# Gauge transformations and Covariant derivatives commute

I would like to understand the statement

"Gauge transformations and Covariant derivatives commute on fields on which the algebra is closed off-shell"

which was taken from section 11.2.1 (page 223) of Supergravity by Freedman and Van Proeyen. In this text the authors support this statement by proving the following $$\delta(\epsilon)\mathcal{D}_{\mu}\phi-\epsilon^A\mathcal{D}_{\mu}T_A\phi=0 \tag{1}$$ where $\epsilon^A(x)$ is the gauge parameter for the symmetry transformation generated by the operator $T_A$, $\delta(\epsilon)$ is a gauge transformation, $\mathcal{D}_{\mu}=\partial_{\mu}-B_{\mu}{}^{A}T_A$ is the covariant derivative and $B_{\mu}{}^{A}(x)$ is the gauge field corresponding to each gauged symmetry.

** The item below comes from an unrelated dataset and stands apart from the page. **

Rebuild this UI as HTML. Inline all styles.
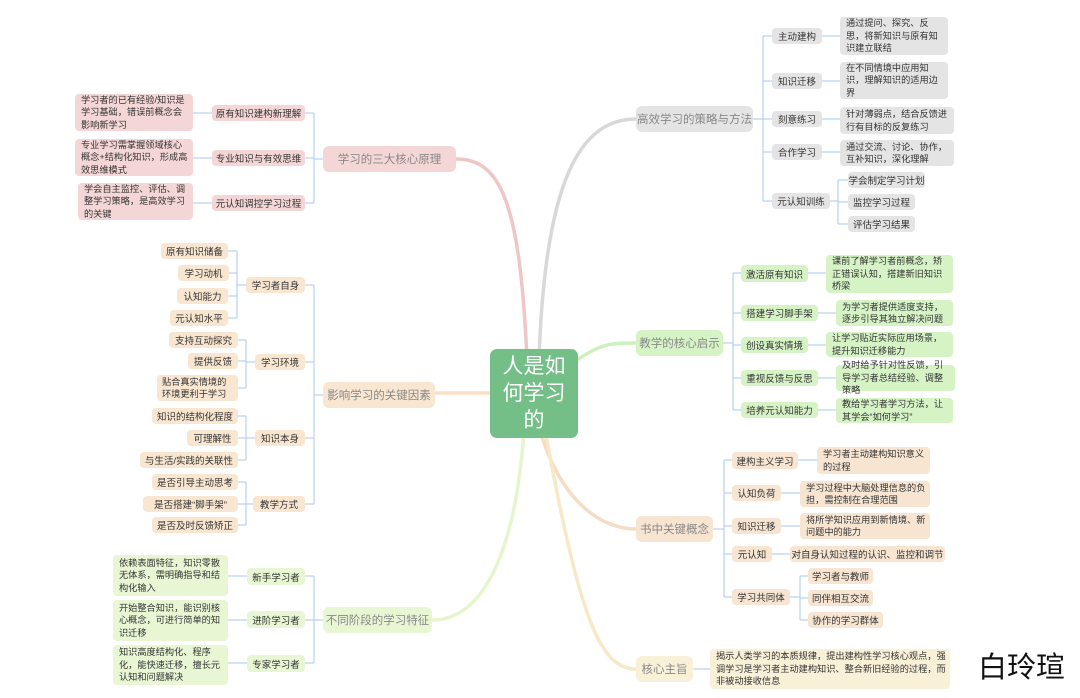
<!DOCTYPE html>
<html><head><meta charset="utf-8"><style>
body{margin:0;width:1080px;height:698px;background:#fff;position:relative;overflow:hidden;font-family:"Liberation Sans","Noto Sans CJK SC",sans-serif}
.n{position:absolute;display:flex;align-items:center;justify-content:center;border-radius:4px;font-size:9.5px;color:#333;white-space:nowrap;box-sizing:border-box}
.m{justify-content:flex-start;white-space:normal;padding:0 4px 0 6px;line-height:12.5px;font-size:9.2px}
.b{font-size:11.5px;color:#888;border-radius:6px}
.pk{background:#f5d6d6}.be{background:#f9e6d0}.lg{background:#e8f6d4}.gy{background:#e4e4e4}.gr{background:#d6f3c6}.bk{background:#f7e5d2}.co{background:#f9f0d8}
svg{position:absolute;left:0;top:0}
</style></head><body>
<svg width="1080" height="698" fill="none">
<g stroke-width="3.5" stroke-linecap="round">
<path d="M527 360 C520 200,500 159,456 159" stroke="#efc6c6"/>
<path d="M539 360 C545 180,580 119,636 119" stroke="#d8d8d8"/>
<path d="M570 365 C600 343,610 343,636 343" stroke="#ccf2bc"/>
<path d="M490 393 H435" stroke="#f7e0c6"/>
<path d="M524 430 C515 560,480 620,432 620" stroke="#e6f5cc"/>
<path d="M540 430 C560 500,600 529,636 529" stroke="#f5dcc4"/>
<path d="M545 430 C580 620,600 669,636 669" stroke="#f7e8c8"/>
</g>
<g stroke="#a8c8ef" stroke-width="1">
<path d="M753 119H763M763 36V201M763 36H772M763 81H772M763 119H772M763 152H772M763 201H772"/>
<path d="M822 36H840M822 81H840M822 119H840M822 152H840M830 201H838M838 180V224M838 180H848M838 202H848M838 224H848"/>
<path d="M723 343H733M733 273V410M733 273H741M733 313H741M733 345H741M733 378H741M733 410H741"/>
<path d="M808 273H826M818 313H836M808 345H826M818 378H836M818 410H836"/>
<path d="M713 529H724M724 460V597M724 460H732M724 493H732M724 526H732M724 554H732M724 597H732"/>
<path d="M798 460H817M781 493H800M781 526H800M772 554H790M790 597H800M800 576V620M800 576H808M800 598H808M800 620H808"/>
<path d="M693 669H710"/>
<path d="M323 159H314M314 113V203M314 113H305M314 158H305M314 203H305M212 113H193M212 158H193M212 203H193"/>
<path d="M323 395H314M314 285V504M314 285H305M314 362H305M314 438H305M314 504H305"/>
<path d="M246 285H237M237 251V318M237 251H228M237 273H229M237 296H228M237 318H228"/>
<path d="M255 362H246M246 340V388M246 340H238M246 361H238M246 388H238"/>
<path d="M255 438H246M246 416V460M246 416H238M246 438H238M246 460H238"/>
<path d="M253 504H246M246 482V525M246 482H238M246 504H238M246 525H238"/>
<path d="M323 620H314M314 576V663M314 576H305M314 620H305M314 663H305M247 576H228M247 620H228M247 663H228"/>
</g>
</svg>

<div class="n" style="left:490px;top:349px;width:88px;height:89px;background:#74be88;color:#fff;font-size:21px;line-height:27px;border-radius:7px;white-space:normal;text-align:center;padding:0 11px">人是如何学习的</div>

<div class="n b pk" style="left:323px;top:146px;width:133px;height:26px">学习的三大核心原理</div>
<div class="n b be" style="left:323px;top:382px;width:112px;height:26px">影响学习的关键因素</div>
<div class="n b lg" style="left:323px;top:607px;width:109px;height:26px">不同阶段的学习特征</div>
<div class="n b gy" style="left:636px;top:106px;width:117px;height:26px">高效学习的策略与方法</div>
<div class="n b gr" style="left:636px;top:330px;width:87px;height:26px">教学的核心启示</div>
<div class="n b bk" style="left:636px;top:516px;width:77px;height:26px">书中关键概念</div>
<div class="n b co" style="left:636px;top:656px;width:57px;height:26px">核心主旨</div>

<div class="n pk" style="left:212px;top:105px;width:93px;height:16px">原有知识建构新理解</div>
<div class="n pk" style="left:212px;top:150px;width:93px;height:16px">专业知识与有效思维</div>
<div class="n pk" style="left:212px;top:195px;width:93px;height:16px">元认知调控学习过程</div>
<div class="n m pk" style="left:75px;top:94px;width:118px;height:37px">学习者的已有经验/知识是学习基础，错误前概念会影响新学习</div>
<div class="n m pk" style="left:75px;top:139px;width:118px;height:37px">专业学习需掌握领域核心概念+结构化知识，形成高效思维模式</div>
<div class="n m pk" style="left:78px;top:183px;width:115px;height:37px">学会自主监控、评估、调整学习策略，是高效学习的关键</div>

<div class="n be" style="left:246px;top:277px;width:59px;height:16px">学习者自身</div>
<div class="n be" style="left:255px;top:354px;width:50px;height:16px">学习环境</div>
<div class="n be" style="left:255px;top:430px;width:50px;height:16px">知识本身</div>
<div class="n be" style="left:253px;top:496px;width:52px;height:16px">教学方式</div>
<div class="n be" style="left:161px;top:243px;width:67px;height:16px">原有知识储备</div>
<div class="n be" style="left:178px;top:265px;width:51px;height:16px">学习动机</div>
<div class="n be" style="left:177px;top:288px;width:51px;height:16px">认知能力</div>
<div class="n be" style="left:170px;top:310px;width:58px;height:16px">元认知水平</div>
<div class="n be" style="left:169px;top:332px;width:69px;height:16px">支持互动探究</div>
<div class="n be" style="left:188px;top:353px;width:50px;height:16px">提供反馈</div>
<div class="n m be" style="left:157px;top:375px;width:81px;height:26px;padding:0 5px">贴合真实情境的环境更利于学习</div>
<div class="n be" style="left:152px;top:408px;width:86px;height:16px">知识的结构化程度</div>
<div class="n be" style="left:187px;top:430px;width:51px;height:16px">可理解性</div>
<div class="n be" style="left:140px;top:452px;width:98px;height:16px">与生活/实践的关联性</div>
<div class="n be" style="left:152px;top:474px;width:86px;height:16px">是否引导主动思考</div>
<div class="n be" style="left:143px;top:496px;width:95px;height:16px">是否搭建“脚手架”</div>
<div class="n be" style="left:152px;top:517px;width:86px;height:16px">是否及时反馈矫正</div>

<div class="n lg" style="left:247px;top:568px;width:58px;height:17px">新手学习者</div>
<div class="n lg" style="left:247px;top:611px;width:58px;height:17px">进阶学习者</div>
<div class="n lg" style="left:247px;top:655px;width:58px;height:17px">专家学习者</div>
<div class="n m lg" style="left:113px;top:555px;width:115px;height:41px">依赖表面特征，知识零散无体系，需明确指导和结构化输入</div>
<div class="n m lg" style="left:113px;top:600px;width:115px;height:41px">开始整合知识，能识别核心概念，可进行简单的知识迁移</div>
<div class="n m lg" style="left:113px;top:645px;width:115px;height:40px">知识高度结构化、程序化，能快速迁移，擅长元认知和问题解决</div>

<div class="n gy" style="left:772px;top:28px;width:50px;height:16px">主动建构</div>
<div class="n gy" style="left:772px;top:73px;width:50px;height:16px">知识迁移</div>
<div class="n gy" style="left:772px;top:111px;width:50px;height:16px">刻意练习</div>
<div class="n gy" style="left:772px;top:144px;width:50px;height:16px">合作学习</div>
<div class="n gy" style="left:772px;top:193px;width:58px;height:16px">元认知训练</div>
<div class="n m gy" style="left:840px;top:17px;width:108px;height:38px">通过提问、探究、反思，将新知识与原有知识建立联结</div>
<div class="n m gy" style="left:840px;top:62px;width:108px;height:37px">在不同情境中应用知识，理解知识的适用边界</div>
<div class="n m gy" style="left:840px;top:107px;width:114px;height:27px">针对薄弱点，结合反馈进行有目标的反复练习</div>
<div class="n m gy" style="left:840px;top:140px;width:114px;height:26px">通过交流、讨论、协作，互补知识，深化理解</div>
<div class="n gy" style="left:848px;top:172px;width:77px;height:16px">学会制定学习计划</div>
<div class="n gy" style="left:848px;top:194px;width:67px;height:16px">监控学习过程</div>
<div class="n gy" style="left:848px;top:216px;width:67px;height:16px">评估学习结果</div>

<div class="n gr" style="left:741px;top:265px;width:67px;height:17px">激活原有知识</div>
<div class="n gr" style="left:741px;top:305px;width:77px;height:16px">搭建学习脚手架</div>
<div class="n gr" style="left:741px;top:337px;width:67px;height:16px">创设真实情境</div>
<div class="n gr" style="left:741px;top:370px;width:77px;height:16px">重视反馈与反思</div>
<div class="n gr" style="left:741px;top:402px;width:77px;height:16px">培养元认知能力</div>
<div class="n m gr" style="left:826px;top:255px;width:127px;height:38px">课前了解学习者前概念，矫正错误认知，搭建新旧知识桥梁</div>
<div class="n m gr" style="left:836px;top:300px;width:117px;height:26px">为学习者提供适度支持，逐步引导其独立解决问题</div>
<div class="n m gr" style="left:826px;top:332px;width:127px;height:25px">让学习贴近实际应用场景，提升知识迁移能力</div>
<div class="n m gr" style="left:836px;top:365px;width:119px;height:26px">及时给予针对性反馈，引导学习者总结经验、调整策略</div>
<div class="n m gr" style="left:836px;top:398px;width:117px;height:25px">教给学习者学习方法，让其学会“如何学习”</div>

<div class="n bk" style="left:732px;top:452px;width:66px;height:17px">建构主义学习</div>
<div class="n bk" style="left:732px;top:485px;width:49px;height:16px">认知负荷</div>
<div class="n bk" style="left:732px;top:518px;width:49px;height:16px">知识迁移</div>
<div class="n bk" style="left:732px;top:546px;width:40px;height:16px">元认知</div>
<div class="n bk" style="left:732px;top:589px;width:58px;height:16px">学习共同体</div>
<div class="n m bk" style="left:817px;top:447px;width:113px;height:27px">学习者主动建构知识意义的过程</div>
<div class="n m bk" style="left:800px;top:481px;width:130px;height:26px">学习过程中大脑处理信息的负担，需控制在合理范围</div>
<div class="n m bk" style="left:800px;top:513px;width:130px;height:26px">将所学知识应用到新情境、新问题中的能力</div>
<div class="n bk" style="left:790px;top:546px;width:155px;height:16px">对自身认知过程的认识、监控和调节</div>
<div class="n bk" style="left:808px;top:568px;width:65px;height:16px">学习者与教师</div>
<div class="n bk" style="left:808px;top:590px;width:65px;height:16px">同伴相互交流</div>
<div class="n bk" style="left:808px;top:612px;width:75px;height:16px">协作的学习群体</div>

<div class="n m co" style="left:710px;top:649px;width:240px;height:40px">揭示人类学习的本质规律，提出建构性学习核心观点，强调学习是学习者主动建构知识、整合新旧经验的过程，而非被动接收信息</div>

<div style="position:absolute;left:978px;top:644px;font-size:29px;color:#111;font-family:'Liberation Sans','Noto Sans CJK SC',sans-serif">白玲瑄</div>
</body></html>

I have no problem in deriving the result $(1)$, but I don't understand why the result $(1)$ is equivalent to the statement in the yellow box. In particular, why is the statement in the yellow box not equivalent to $$\delta(\epsilon)\mathcal{D}_{\mu}\phi-\mathcal{D}_{\mu}\delta(\epsilon)\phi=0~?$$

Given a covariant derivative $D_\mu$ that transforms to $D'_\mu$ and a field $\phi$ that transforms as $\phi' = U(\epsilon)\phi$ under a finite gauge transformation $U(\epsilon) = \mathrm{e}^{\epsilon^a T^a}$, we require that the transform of $D_\mu \phi$ is equal to $U(\epsilon) D_\mu \phi$. In formulae: $$D'_\mu \phi' = UD_\mu\phi.$$
Infinitesimally, this means $$\delta(\epsilon)(D_\mu \phi) = (\epsilon^a T^a) D_\mu \phi = \epsilon^a D_\mu(T^a\phi),$$ since the infinitesimal version of $D'_\mu \phi'$ is $\delta(\epsilon) D_\mu \phi$ by definition and the infinitesimal action of $U$ on $D_\mu\phi$ is $(\epsilon^a T^a)D_\mu \phi)$. This is precisely what Freedman and Van Proeyen show.